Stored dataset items
——
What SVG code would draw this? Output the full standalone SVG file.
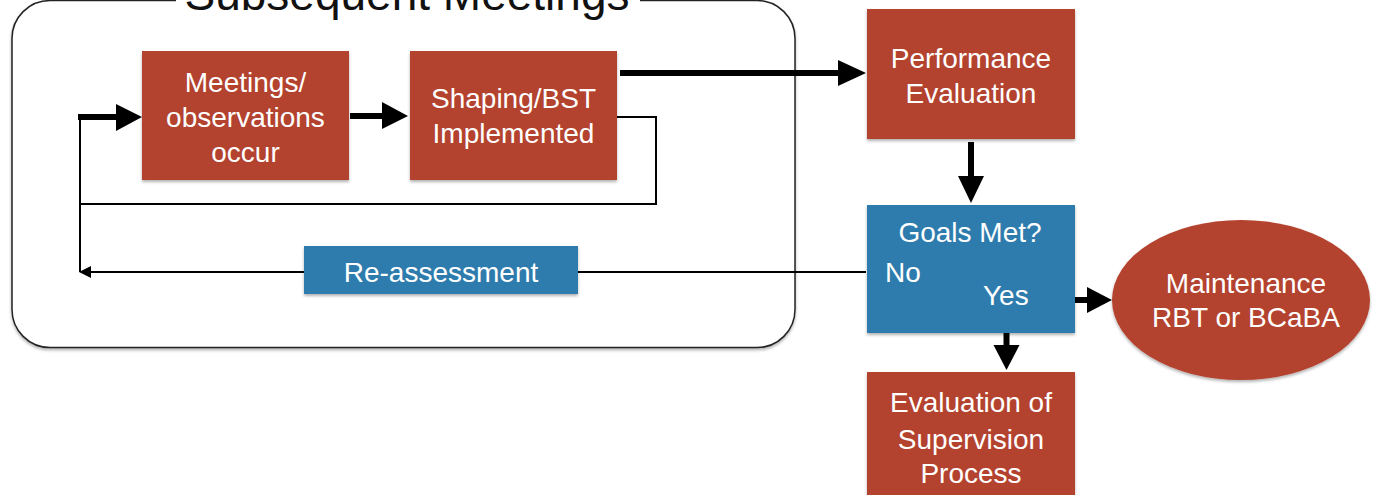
<svg xmlns="http://www.w3.org/2000/svg" width="1376" height="495" viewBox="0 0 1376 495">
<style>
text{font-family:"Liberation Sans",Arial,sans-serif;fill:#fff;font-size:28px;text-anchor:middle}
.red{fill:#b3432f}
.blue{fill:#2f7cad}
.thin{stroke:#000;stroke-width:2;fill:none}
.thick{stroke:#000;stroke-width:6;fill:none}
.head{fill:#000}
</style>
<defs>
<filter id="sh" x="-10%" y="-10%" width="130%" height="130%">
<feDropShadow dx="0" dy="2" stdDeviation="1.5" flood-color="#000" flood-opacity="0.3"/>
</filter>
</defs>
<g id="container">
<rect x="12" y="0.5" width="783" height="347" rx="38" ry="38" fill="#fff" stroke="#222" stroke-width="1.5" filter="url(#sh)"/>
<rect x="176" y="-2" width="464" height="14" fill="#fff"/>
<text x="407" y="10" style="fill:#111;font-size:46px">Subsequent Meetings</text>
</g>
<g id="connectors">
<polyline class="thin" points="617,117 656,117 656,204 80,204"/>
<line class="thin" x1="80" y1="117" x2="80" y2="272"/>
<line class="thin" x1="866" y1="272" x2="578" y2="272"/>
<line class="thin" x1="304" y1="272" x2="88" y2="272"/>
<polygon class="head" points="79,272 91,266 91,278"/>
<line class="thick" x1="78" y1="117" x2="118" y2="117"/>
<polygon class="head" points="116,104 142,117 116,131"/>
<line class="thick" x1="350" y1="116" x2="384" y2="116"/>
<polygon class="head" points="382,102 408,116 382,129"/>
<line class="thick" x1="620" y1="73" x2="840" y2="73"/>
<polygon class="head" points="838,60 866,73 838,86"/>
<line class="thick" x1="971" y1="142" x2="971" y2="178"/>
<polygon class="head" points="958,176 984,176 971,203"/>
<line class="thick" x1="1049" y1="300" x2="1089" y2="300"/>
<polygon class="head" points="1087,287 1112,300 1087,313"/>
<line class="thick" x1="1006.5" y1="310" x2="1006.5" y2="347"/>
<polygon class="head" points="993.5,345 1019.5,345 1006.5,370"/>
</g>
<g id="meetings">
<rect class="red" x="142" y="51" width="207" height="129" filter="url(#sh)"/>
<text x="245.5" y="92">Meetings/</text>
<text x="245.5" y="127">observations</text>
<text x="245.5" y="162">occur</text>
</g>
<g id="shaping">
<rect class="red" x="410" y="51" width="207" height="129" filter="url(#sh)"/>
<text x="513.5" y="108">Shaping/BST</text>
<text x="513.5" y="143">Implemented</text>
</g>
<g id="reassessment">
<rect class="blue" x="304" y="246" width="274" height="48" filter="url(#sh)"/>
<text x="441" y="282">Re-assessment</text>
</g>
<g id="performance">
<rect class="red" x="867" y="9" width="208" height="130" filter="url(#sh)"/>
<text x="971" y="68">Performance</text>
<text x="971" y="103">Evaluation</text>
</g>
<g id="goals">
<rect class="blue" x="867" y="205" width="208" height="128" filter="url(#sh)"/>
<text x="970" y="242">Goals Met?</text>
<text x="885" y="282" style="text-anchor:start">No</text>
<text x="983" y="305" style="text-anchor:start">Yes</text>
</g>
<g id="maintenance">
<ellipse class="red" cx="1241" cy="300" rx="129" ry="80" filter="url(#sh)"/>
<text x="1246" y="293">Maintenance</text>
<text x="1246" y="327">RBT or BCaBA</text>
</g>
<g id="evaluation">
<rect class="red" x="867" y="372" width="208" height="130" filter="url(#sh)"/>
<text x="971" y="412">Evaluation of</text>
<text x="971" y="449">Supervision</text>
<text x="971" y="483">Process</text>
</g>
</svg>
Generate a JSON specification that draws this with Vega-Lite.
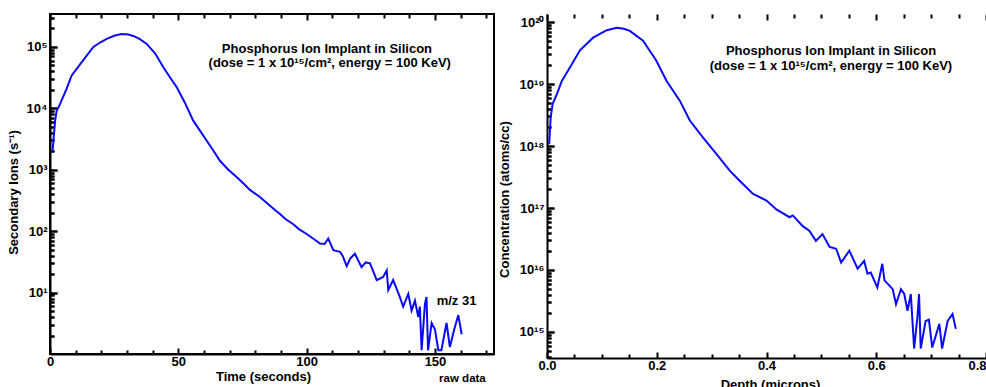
——
*WHAT IS ASKED:* Every line of the data should be copied as it stands, without the images.

*RESPONSE TO THIS TASK:*
What SVG code would draw this? Output the full standalone SVG file.
<svg xmlns="http://www.w3.org/2000/svg" width="1376" height="495" viewBox="0 0 1376 495">
<style>
text{font-family:"Liberation Sans",Arial,sans-serif;fill:#fff;font-size:28px;text-anchor:middle}
.red{fill:#b3432f}
.blue{fill:#2f7cad}
.thin{stroke:#000;stroke-width:2;fill:none}
.thick{stroke:#000;stroke-width:6;fill:none}
.head{fill:#000}
</style>
<defs>
<filter id="sh" x="-10%" y="-10%" width="130%" height="130%">
<feDropShadow dx="0" dy="2" stdDeviation="1.5" flood-color="#000" flood-opacity="0.3"/>
</filter>
</defs>
<g id="container">
<rect x="12" y="0.5" width="783" height="347" rx="38" ry="38" fill="#fff" stroke="#222" stroke-width="1.5" filter="url(#sh)"/>
<rect x="176" y="-2" width="464" height="14" fill="#fff"/>
<text x="407" y="10" style="fill:#111;font-size:46px">Subsequent Meetings</text>
</g>
<g id="connectors">
<polyline class="thin" points="617,117 656,117 656,204 80,204"/>
<line class="thin" x1="80" y1="117" x2="80" y2="272"/>
<line class="thin" x1="866" y1="272" x2="578" y2="272"/>
<line class="thin" x1="304" y1="272" x2="88" y2="272"/>
<polygon class="head" points="79,272 91,266 91,278"/>
<line class="thick" x1="78" y1="117" x2="118" y2="117"/>
<polygon class="head" points="116,104 142,117 116,131"/>
<line class="thick" x1="350" y1="116" x2="384" y2="116"/>
<polygon class="head" points="382,102 408,116 382,129"/>
<line class="thick" x1="620" y1="73" x2="840" y2="73"/>
<polygon class="head" points="838,60 866,73 838,86"/>
<line class="thick" x1="971" y1="142" x2="971" y2="178"/>
<polygon class="head" points="958,176 984,176 971,203"/>
<line class="thick" x1="1049" y1="300" x2="1089" y2="300"/>
<polygon class="head" points="1087,287 1112,300 1087,313"/>
<line class="thick" x1="1006.5" y1="310" x2="1006.5" y2="347"/>
<polygon class="head" points="993.5,345 1019.5,345 1006.5,370"/>
</g>
<g id="meetings">
<rect class="red" x="142" y="51" width="207" height="129" filter="url(#sh)"/>
<text x="245.5" y="92">Meetings/</text>
<text x="245.5" y="127">observations</text>
<text x="245.5" y="162">occur</text>
</g>
<g id="shaping">
<rect class="red" x="410" y="51" width="207" height="129" filter="url(#sh)"/>
<text x="513.5" y="108">Shaping/BST</text>
<text x="513.5" y="143">Implemented</text>
</g>
<g id="reassessment">
<rect class="blue" x="304" y="246" width="274" height="48" filter="url(#sh)"/>
<text x="441" y="282">Re-assessment</text>
</g>
<g id="performance">
<rect class="red" x="867" y="9" width="208" height="130" filter="url(#sh)"/>
<text x="971" y="68">Performance</text>
<text x="971" y="103">Evaluation</text>
</g>
<g id="goals">
<rect class="blue" x="867" y="205" width="208" height="128" filter="url(#sh)"/>
<text x="970" y="242">Goals Met?</text>
<text x="885" y="282" style="text-anchor:start">No</text>
<text x="983" y="305" style="text-anchor:start">Yes</text>
</g>
<g id="maintenance">
<ellipse class="red" cx="1241" cy="300" rx="129" ry="80" filter="url(#sh)"/>
<text x="1246" y="293">Maintenance</text>
<text x="1246" y="327">RBT or BCaBA</text>
</g>
<g id="evaluation">
<rect class="red" x="867" y="372" width="208" height="130" filter="url(#sh)"/>
<text x="971" y="412">Evaluation of</text>
<text x="971" y="449">Supervision</text>
<text x="971" y="483">Process</text>
</g>
</svg>
Generate a JSON specification that draws this with Vega-Lite.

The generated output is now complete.